We spent a whole day walking around Chicago, which is where Eric attended seminary and had a few friends to meet up with. We started the day at Intelligentsia Coffee where I finally succumbed to the coffee thing and had most of a cappuccino. After being sufficiently over-caffeinated, we hit the streets to do a bit of a walking tour. We met up with a friend at Billy Goat Tavern under Michigan Avenue for some greasy lunch, and then went down to Millenium park to see some touristy stuff. We hit up a Chicago pizza place for dinner with another friend, and then grabbed a cab down to UIC for the concert. I mentioned earlier that Arcade Fire wasn’t really a favorite band of mine, but their show pretty much turned me around. Amazing live show! Go see them if you get a chance for sure.

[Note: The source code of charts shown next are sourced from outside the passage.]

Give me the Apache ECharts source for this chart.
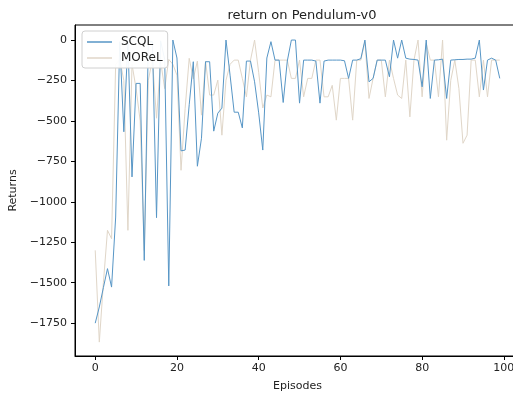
<!DOCTYPE html>
<html>
<head>
<meta charset="utf-8">
<script src="https://cdn.jsdelivr.net/npm/echarts@6/dist/echarts.min.js"></script>
<style>
  html, body { margin: 0; padding: 0; background: #fff; }
  #chart { width: 513px; height: 396px; }
</style>
</head>
<body>
<div id="chart"></div>
<script>
// values, one per episode (0..99)
const scql = [
  -1750, -1650, -1530, -1413, -1527, -1094, -10, -567, -5, -846,
  -268, -268, -1362, -5, -10, -1098, -5, -120, -1520, 0,
  -111, -685, -680, -400, -134, -780, -607, -134, -134, -563,
  -452, -421, 0, -217, -446, -446, -543, -130, -130, -258,
  -450, -680, -111, -10, -124, -124, -386, -130, 0, 0,
  -390, -124, -124, -124, -130, -390, -130, -124, -124, -124,
  -124, -128, -237, -124, -124, -115, 0, -258, -237, -124,
  -124, -124, -227, 0, -112, 0, -112, -118, -120, -124,
  -289, 0, -361, -124, -122, -118, -361, -124, -122, -120,
  -120, -118, -118, -112, 0, -309, -124, -112, -124, -237
];
const morel = [
  -1300, -1867, -1500, -1176, -1228, -150, -120, -250, -1176, -150,
  -300, -500, -1300, -248, -120, -483, -130, -300, -120, -150,
  -217, -805, -423, -113, -240, -130, -464, -130, -340, -340,
  -248, -588, -248, -150, -124, -124, -237, -351, -124, 0,
  -200, -420, -340, -351, -124, -124, -124, -124, -237, -237,
  -124, -351, -237, -237, -124, -124, -351, -351, -280, -495,
  -237, -237, -237, -495, -124, -124, -10, -361, -237, -124,
  -124, -351, -124, -237, -340, -361, -124, -475, -124, 0,
  -351, -20, -124, -124, -351, 0, -619, -250, -124, -300,
  -638, -588, -124, -124, -351, -124, -351, -124, -124, -124
];
const episodes = scql.map((_, i) => i);
const xTicks = [0, 20, 40, 60, 80, 100];
const yTicks = [0, -250, -500, -750, -1000, -1250, -1500, -1750];

const font = 'DejaVu Sans';
const minus = v => String(v).replace('-', '\u2212');

const chart = echarts.init(document.getElementById('chart'));
chart.setOption({
  animation: false,
  backgroundColor: '#fff',
  title: {
    text: 'return on Pendulum-v0',
    left: 297, top: 4,
    textAlign: 'center',
    textStyle: { fontFamily: font, fontSize: 13, fontWeight: 'normal', color: '#222' }
  },
  // plot box runs past the right edge of the picture, as in the reference
  grid: {
    left: 75, top: 25, width: 445, height: 331,
    outerBoundsMode: 'none',
    show: true, borderColor: '#000', borderWidth: 1
  },
  legend: {
    data: ['SCQL', 'MOReL'],
    orient: 'vertical',
    left: 82, top: 31,
    itemWidth: 25, itemHeight: 1.5, itemGap: 4,
    icon: 'rect',
    padding: [5, 5, 4, 5],
    backgroundColor: 'rgba(255,255,255,0.93)',
    borderColor: '#d0d0d0', borderWidth: 1, borderRadius: 3,
    textStyle: { fontFamily: font, fontSize: 12, color: '#222', padding: [0, 0, 0, 4] }
  },
  xAxis: {
    type: 'value',
    min: -4.95, max: 103.95,
    name: 'Episodes', nameLocation: 'middle', nameGap: 25,
    nameTextStyle: { fontFamily: font, fontSize: 11, color: '#222' },
    axisLine: { show: true, onZero: false, lineStyle: { color: '#000' } },
    axisTick: { show: true, length: 4, customValues: xTicks, lineStyle: { color: '#000' } },
    axisLabel: { customValues: xTicks, margin: 7, fontFamily: font, fontSize: 11, color: '#222' },
    splitLine: { show: false }
  },
  yAxis: {
    type: 'value',
    min: -1953, max: 93,
    name: 'Returns', nameLocation: 'middle', nameGap: 56,
    nameTextStyle: { fontFamily: font, fontSize: 11, color: '#222' },
    axisLine: { show: true, onZero: false, lineStyle: { color: '#000' } },
    axisTick: { show: true, length: 4, customValues: yTicks, lineStyle: { color: '#000' } },
    axisLabel: { customValues: yTicks, margin: 8, fontFamily: font, fontSize: 11, color: '#222', formatter: minus },
    splitLine: { show: false }
  },
  series: [
    {
      name: 'MOReL',
      type: 'line',
      showSymbol: false,
      data: episodes.map(i => [i, morel[i]]),
      itemStyle: { color: '#e0d6c8' },
      lineStyle: { color: '#e0d6c8', width: 1 }
    },
    {
      name: 'SCQL',
      type: 'line',
      showSymbol: false,
      data: episodes.map(i => [i, scql[i]]),
      itemStyle: { color: '#5796c6' },
      lineStyle: { color: '#5796c6', width: 1 }
    }
  ]
});
</script>
</body>
</html>
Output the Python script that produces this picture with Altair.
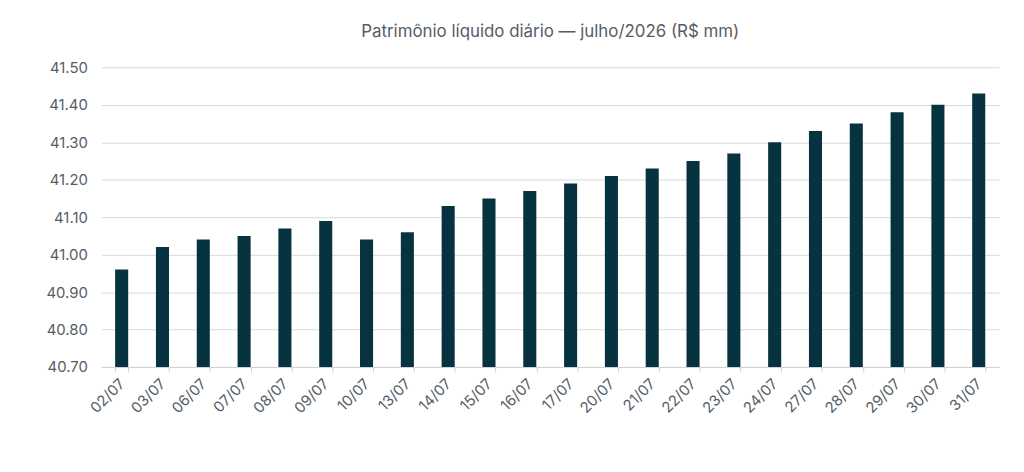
import altair as alt
import pandas as pd

dates = ["02/07", "03/07", "06/07", "07/07", "08/07", "09/07", "10/07", "13/07",
         "14/07", "15/07", "16/07", "17/07", "20/07", "21/07", "22/07", "23/07",
         "24/07", "27/07", "28/07", "29/07", "30/07", "31/07"]
values = [40.96, 41.02, 41.04, 41.05, 41.07, 41.09, 41.04, 41.06,
          41.13, 41.15, 41.17, 41.19, 41.21, 41.23, 41.25, 41.27,
          41.30, 41.33, 41.35, 41.38, 41.40, 41.43]
y_ticks = [40.7, 40.8, 40.9, 41.0, 41.1, 41.2, 41.3, 41.4, 41.5]

df = pd.DataFrame({"data": dates, "pl": values})

font = "Inter"
txt = "#545d66"
chart = alt.Chart(df).mark_bar(color="#06333f", clip=True).encode(
    x=alt.X("data:N", sort=dates, title=None,
            scale=alt.Scale(paddingInner=0.68, paddingOuter=0.34),
            axis=alt.Axis(labelAngle=-45, labelFontSize=15, labelColor=txt,
                          labelFont=font, domainColor="#d0d0d0", tickColor="#d0d0d0",
                          tickSize=5, tickBand="extent", labelPadding=9,
                          labelAlign="right", labelBaseline="middle", grid=False)),
    y=alt.Y("pl:Q", title=None,
            scale=alt.Scale(domain=[40.7, 41.5], zero=False, nice=False),
            axis=alt.Axis(values=y_ticks, format=".2f", labelFontSize=15,
                          labelColor=txt, labelFont=font, domain=False,
                          ticks=False, labelPadding=14, gridColor="#d9d9d9",
                          gridWidth=1)),
    y2=alt.datum(40.7),
).properties(
    width=905, height=302,
    title=alt.TitleParams("Patrimônio líquido diário — julho/2026 (R$ mm)",
                          fontSize=17, font=font, fontWeight="normal",
                          color=txt, anchor="middle", offset=20),
    autosize=alt.AutoSizeParams(type="none"),
    padding={"left": 94, "top": 58, "right": 17, "bottom": 96},
).configure_view(stroke=None)

chart.save("out.html", embed_options={"renderer": "svg", "actions": False})
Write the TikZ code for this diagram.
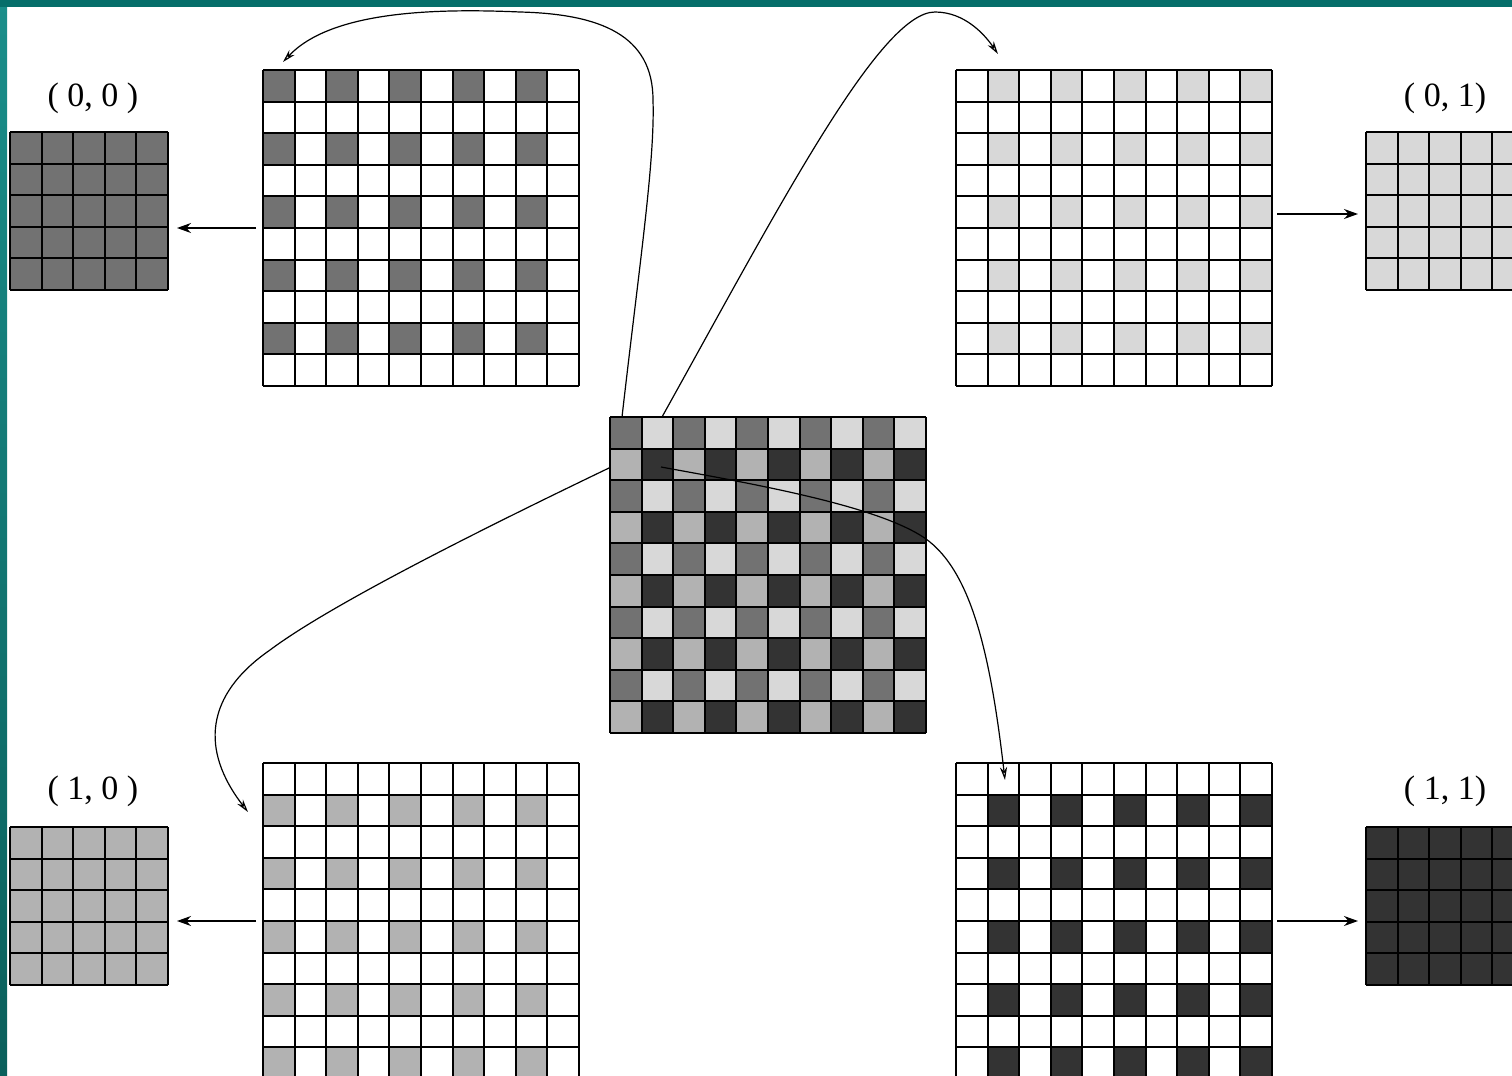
\documentclass[tikz,border=0pt]{standalone}
\usepackage{fontspec}
\setmainfont{Liberation Serif}
\usetikzlibrary{arrows.meta}

\definecolor{gA}{HTML}{727272}
\definecolor{gB}{HTML}{D8D8D8}
\definecolor{gC}{HTML}{B2B2B2}
\definecolor{gD}{HTML}{333333}
\definecolor{tealtop}{HTML}{056E6A}
\definecolor{tealLa}{HTML}{1A8E8A}
\definecolor{tealLb}{HTML}{0A5F5B}

\def\cs{15.8pt}
\tikzset{
  bigbox/.style={draw=none, inner sep=0pt, outer sep=0pt, minimum width=158pt, minimum height=158pt},
  smallbox/.style={draw=none, inner sep=0pt, outer sep=0pt, minimum width=79pt, minimum height=79pt},
  gridline/.style={line width=1pt, black},
  lbl/.style={inner sep=0pt, font=\fontsize{17}{20}\selectfont},
  harrow/.style={line width=0.7pt, -{Stealth[length=7pt,width=5pt]}},
  carrow/.style={line width=0.6pt, -{Stealth[open,length=6.5pt,width=3.6pt]}},
}

% #1 name, #2 n, #3 even-even, #4 even-odd, #5 odd-even, #6 odd-odd
\newcommand\pgridcells[6]{%
  \foreach \r in {1,...,#2}{%
    \foreach \c in {1,...,#2}{%
      \pgfmathtruncatemacro\rr{mod(\r-1,2)}%
      \pgfmathtruncatemacro\cc{mod(\c-1,2)}%
      \ifnum\rr=0 \ifnum\cc=0 \def\fc{#3}\else\def\fc{#4}\fi
      \else \ifnum\cc=0 \def\fc{#5}\else\def\fc{#6}\fi\fi
      \fill[\fc] ([xshift={(\c-1)*\cs}, yshift={-(\r-1)*\cs}]#1.north west) rectangle ++(\cs,-\cs);
    }%
  }%
  \foreach \i in {0,...,#2}{%
    \draw[gridline] ([xshift=\i*\cs]#1.north west) -- ([xshift=\i*\cs]#1.south west);
    \draw[gridline] ([yshift=-\i*\cs]#1.north west) -- ([yshift=-\i*\cs]#1.north east);
  }%
}

\begin{document}
\begin{tikzpicture}[x=0.5pt, y=-0.5pt]
\useasboundingbox (0,0) rectangle (1512,1076);
\clip (0,0) rectangle (1512,1076);
\fill[white] (0,0) rectangle (1512,1076);

% frame
\shade[top color=tealLa, bottom color=tealLb] (0,0) rectangle (7,1076);
\fill[tealtop] (0,0) rectangle (1512,7);

% grids
\node[bigbox] (TL) at (421,228) {};
\node[bigbox] (TR) at (1114,228) {};
\node[bigbox] (C)  at (768,575) {};
\node[bigbox] (BL) at (421,921) {};
\node[bigbox] (BR) at (1114,921) {};
\node[smallbox] (s00) at (89,211) {};
\node[smallbox] (s01) at (1445,211) {};
\node[smallbox] (s10) at (89,906) {};
\node[smallbox] (s11) at (1445,906) {};

\pgridcells{TL}{10}{gA}{white}{white}{white}
\pgridcells{TR}{10}{white}{gB}{white}{white}
\pgridcells{BL}{10}{white}{white}{gC}{white}
\pgridcells{BR}{10}{white}{white}{white}{gD}
\pgridcells{C}{10}{gA}{gB}{gC}{gD}
\pgridcells{s00}{5}{gA}{gA}{gA}{gA}
\pgridcells{s01}{5}{gB}{gB}{gB}{gB}
\pgridcells{s10}{5}{gC}{gC}{gC}{gC}
\pgridcells{s11}{5}{gD}{gD}{gD}{gD}

% labels
\node[lbl] (l00) at (93,98) {( 0, 0 )};
\node[lbl] (l01) at (1445,98) {( 0, 1)};
\node[lbl] (l10) at (93,791) {( 1, 0 )};
\node[lbl] (l11) at (1445,791) {( 1, 1)};

% horizontal arrows
\draw[harrow] ([xshift=-3.5pt]TL.west) -- ([xshift=4.5pt]TL.west -| s00.east);
\draw[harrow] ([shift={(5,3)}]s01.west -| TR.east) -- ([shift={(-8,3)}]s01.west);
\draw[harrow] ([xshift=-3.5pt]BL.west) -- ([xshift=4.5pt]BL.west -| s10.east);
\draw[harrow] ([xshift=2.5pt]BR.east) -- ([xshift=-4pt]BR.east -| s11.west);

% curved arrows
\draw[carrow] ([shift={(12,0)}]C.north west)
  .. controls (640,260) and (655,160) .. (653,100)
  .. controls (653,35) and (600,14) .. (520,12)
  .. controls (430,8) and (330,12) .. ([shift={(20,-8)}]TL.north west);
\draw[carrow] ([shift={(52,0)}]C.north west)
  .. controls (780,205) and (880,12) .. (935,12)
  .. controls (965,12) and (985,35) .. ([shift={(42,-16)}]TR.north west);
\draw[carrow] ([shift={(-1,51)}]C.north west)
  .. controls (480,530) and (330,605) .. (270,650)
  .. controls (205,695) and (200,750) .. ([shift={(-15,49)}]BL.north west);
\draw[carrow] ([shift={(51,50)}]C.north west)
  .. controls (760,485) and (870,505) .. (920,535)
  .. controls (970,565) and (990,650) .. ([shift={(49,17)}]BR.north west);
\end{tikzpicture}
\end{document}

We waved goodbye to Chicago and headed south for St. Louis where we took a few hours to tour the city a bit. We visited the Arch, which I’m pretty sure is required by Missouri law, and also a couple of local coffee roasters. We then made our way over to the Urban Chestnut Brewing Company, a new micro-brew in St. Louis that had just opened a tasting room. Want to know what the best beers of the trip were? This was it. Really incredible stuff, so much so that I spent $60 on a couple of growlers to take with me. We cracked open the first one later that night at the hotel in Springfield (I had to invite friends over to help me with the second one after I got back to Dallas). Speaking of Springfield (MO), I’m sure there’s a nice part of town somewhere, but we never saw it. It was a rather unpleasant place.
We got out of Springfield with all 4 wheels still on the car, and grabbed lunch in Tulsa at James E. McNellie’s downtown. I could only find one brewer in all of Oklahoma that’s currently in operation, Marshall, and they don’t have their own tasting room or restaurant like a lot of breweries. So we tried some on tap at McNellie’s, and I’ll just say that Oklahoma really needs to up it’s game. It was probably the worst of the trip. The tavern itself was pretty cool though, with several hundred beers on tap from around the world. Just skip the local brew and go for something from a far away country and you’ll have a good time.
While passing through Oklahoma on the final stretch back to Dallas we saw some of the effects of the last week’s series of storms. Trees snapped in half, foundation slabs without houses on them, debris scattered all over, with pieces wrapped around trees. Apparently many tornados had touched down recently, and the damage is quite surreal when you’re looking at it in person, and not just on the news.
We finally rolled back into Dallas that evening, with almost 2500 miles on the trip odometer. It was a great trip to end Eric’s time in Dallas, and he packed up and headed West to Denver a couple days later. If you’re the type of person who normally drinks a big-name beer brand that you find at the grocery store, I would encourage you to try and find some local brewers. Even the worst of the beers we had on this trip were better than anything you could get in a can at the store. Support the local guys who are doing this for the love of it! I recently sampled some new beers here in Dallas from Deep Ellum Brewing and Lakewood Brewing, both of which were excellent. Bud Light is beer for people who don’t know better.
And on a final note – I’m not normally the type that hits up a bar every day of the week, let alone 2 or 3, so please don’t think we’re alcoholics or anything. We had single drinks at most and took our time getting back to the car with the exception of a couple of places where we were settled for the night and not driving any more. We’re about tasting, not getting drunk. Don’t drink and drive kids!